You met Atwood? *jealous* she has some great stories. Another great Canadian author is Michael Ondaatje (can't count how many times I read 'The English Patient' and 'In the Skin of the Lion'
And Lisbeth is a great character, so strong, but I also really like Blomkvist, fighter for justice.
The quote about the world ending, not with a bang, but a whimper is from T. S. Elliot's poem "The Straw Men". Shute was probably being ironic.
Also, Ondaatje's poem "The Cinnamon Peeler's Daughter" is one of my all time faves.
I have yet to read that ... so many books, so little time.
I thought Elliotts quote apt, the last humans sat helplessly while silent death stole over them ...
https://www.lyrikline.org/en/poems/cinnamon-peeler-6570#.WX2DwVH9gdU
A super-volcano like some of the ones in Indonesia or Italy could have the same effect as the comet hitting Earth.
Thanks for the link ... lovely poem.
Perhaps we are talking about a different book, the one I remember is the people in Australia, post WWIII waiting for the radiation of the nuclear holocaust to find them and impending death ...
I was referring to the title only.

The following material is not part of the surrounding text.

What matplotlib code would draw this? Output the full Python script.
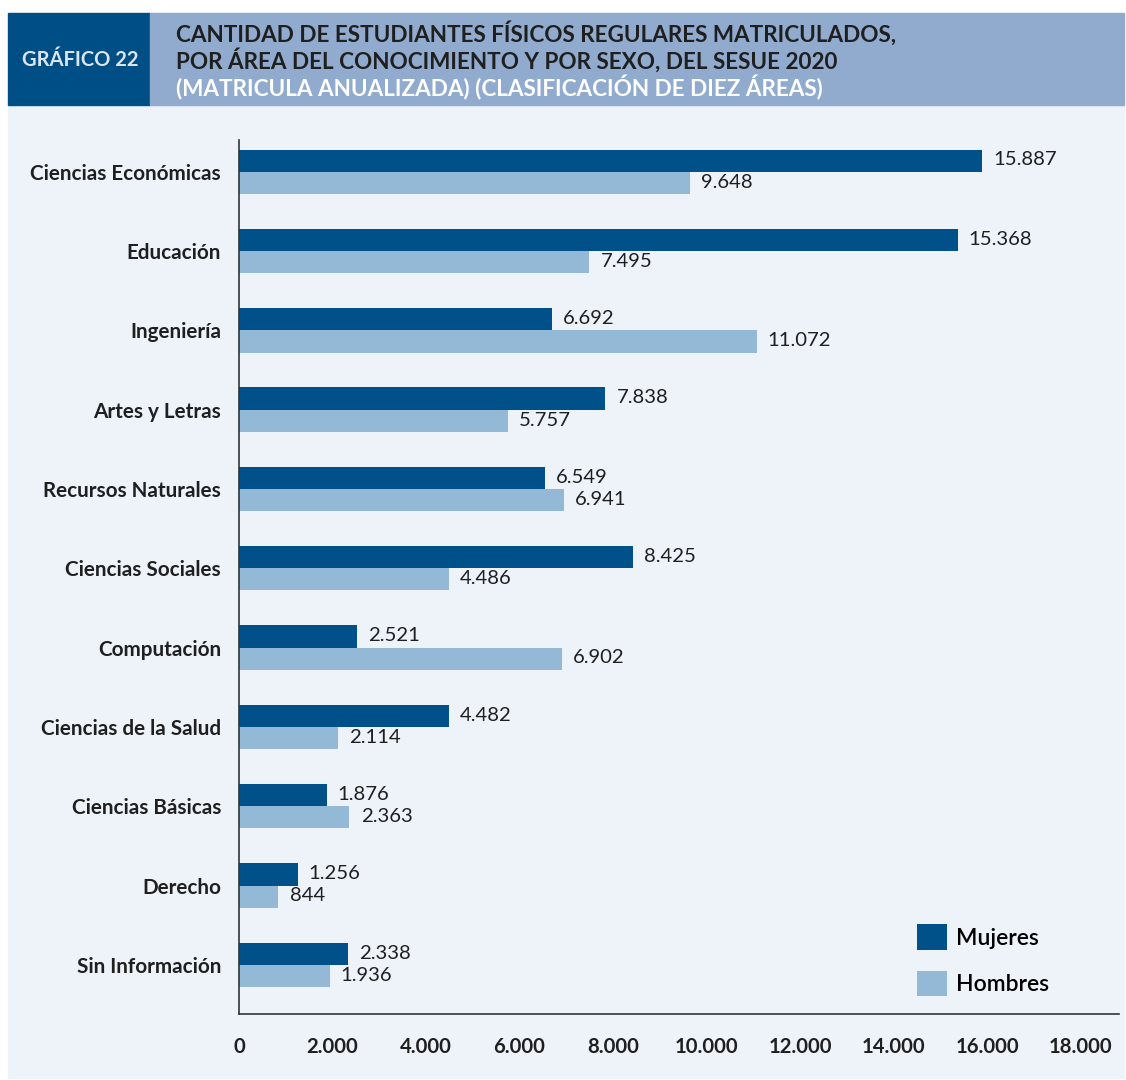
import matplotlib
matplotlib.use("Agg")
import matplotlib.pyplot as plt
from matplotlib.patches import Rectangle
import numpy as np

categories = ["Ciencias Económicas", "Educación", "Ingeniería", "Artes y Letras",
              "Recursos Naturales", "Ciencias Sociales", "Computación",
              "Ciencias de la Salud", "Ciencias Básicas", "Derecho", "Sin Información"]
mujeres = [15887, 15368, 6692, 7838, 6549, 8425, 2521, 4482, 1876, 1256, 2338]
hombres = [9648, 7495, 11072, 5757, 6941, 4486, 6902, 2114, 2363, 844, 1936]
xticks = [0, 2000, 4000, 6000, 8000, 10000, 12000, 14000, 16000, 18000]
series_names = ["Mujeres", "Hombres"]

DARK = "#00518A"
LIGHT = "#94B9D6"
PANEL = "#EEF3FA"
TXT = "#1F1F1F"

plt.rcParams['font.family'] = ['Lato', 'DejaVu Sans']

W, H = 1126, 1080
fig = plt.figure(figsize=(W / 100, H / 100), dpi=100)
fig.patch.set_facecolor("white")

def px(x0, y0, x1, y1):
    return (x0 / W, 1 - y1 / H, (x1 - x0) / W, (y1 - y0) / H)

# panel and header
for (x0, y0, x1, y1), c in [((8, 105, 1124, 1078), PANEL),
                            ((8, 13, 150, 105), "#004E86"),
                            ((150, 13, 1124, 105), "#91ABCE")]:
    x, y, w, h = px(x0, y0, x1, y1)
    fig.patches.append(Rectangle((x, y), w, h, transform=fig.transFigure, color=c, zorder=-10))

fig.text(80 / W, 1 - 60 / H, "GRÁFICO 22", color="#DCE6F2", fontsize=14.5, fontweight="bold",
         ha="center", va="center")
fig.text(176 / W, 1 - 33 / H, "CANTIDAD DE ESTUDIANTES FÍSICOS REGULARES MATRICULADOS,",
         color=TXT, fontsize=16.2, fontweight="bold", ha="left", va="center")
fig.text(176 / W, 1 - 60 / H, "POR ÁREA DEL CONOCIMIENTO Y POR SEXO, DEL SESUE 2020",
         color=TXT, fontsize=16.2, fontweight="bold", ha="left", va="center")
fig.text(176 / W, 1 - 88 / H, "(MATRICULA ANUALIZADA) (CLASIFICACIÓN DE DIEZ ÁREAS)",
         color="white", fontsize=16.2, fontweight="bold", ha="left", va="center")

ax = fig.add_axes([239 / W, 1 - 1014 / H, (1119 - 239) / W, (1014 - 140) / H])
ax.set_facecolor("none")

pos = np.arange(len(categories))
bh = 0.28
b1 = ax.barh(pos - bh / 2, mujeres, height=bh, color=DARK, label=series_names[0])
b2 = ax.barh(pos + bh / 2, hombres, height=bh, color=LIGHT, label=series_names[1])

def fmt(v):
    return f"{v:,}".replace(",", ".")

for bars, vals in ((b1, mujeres), (b2, hombres)):
    for r, v in zip(bars, vals):
        ax.annotate(fmt(v), (v, r.get_y() + r.get_height() / 2), xytext=(8, 0.5),
                    textcoords="offset points", ha="left", va="center",
                    fontsize=14.6, color=TXT)

ax.set_xlim(0, 18820)
ax.set_ylim(len(categories) - 1 + 0.62, -0.4)
ax.set_yticks(pos)
ax.set_yticklabels(categories, fontsize=14.9, fontweight="bold", color=TXT)
ax.set_xticks(xticks)
ax.set_xticklabels([fmt(t) for t in xticks], fontsize=14.6, fontweight="bold", color=TXT)
ax.tick_params(axis="both", length=0)
ax.tick_params(axis="x", pad=16.5)
ax.tick_params(axis="y", pad=13)
for s in ["top", "right"]:
    ax.spines[s].set_visible(False)
for s in ["left", "bottom"]:
    ax.spines[s].set_color("#333333")
    ax.spines[s].set_linewidth(1.2)

ax.legend(handles=[b1, b2], loc="upper left", bbox_to_anchor=(906 / W, 1 - 913 / H),
          bbox_transform=fig.transFigure, frameon=False,
          handlelength=1.28, handleheight=1.33, labelspacing=0.9, handletextpad=0.4,
          borderpad=0, prop={"size": 16.5, "weight": "semibold"})

fig.savefig("out.png", dpi=100)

Nuclear holocaust is back on the radar thanks to North Korea, but a supervolcano would have a similar effect, and there are some places (Indonesia, Chile, Italy, Mexico ... ) where such things are possibly.
me too! oh but, she's still one of my favorite, and qhuinn and blay too.
George Orwell has written some of the best nonfiction commentary on the use of language. "1984" was a portentous commentary on totalitarianism and the authoritarian state, and "Animal Farm" took a satirical look at revolutions.
I need to be in a well-integrated state of awareness to read books that bleak.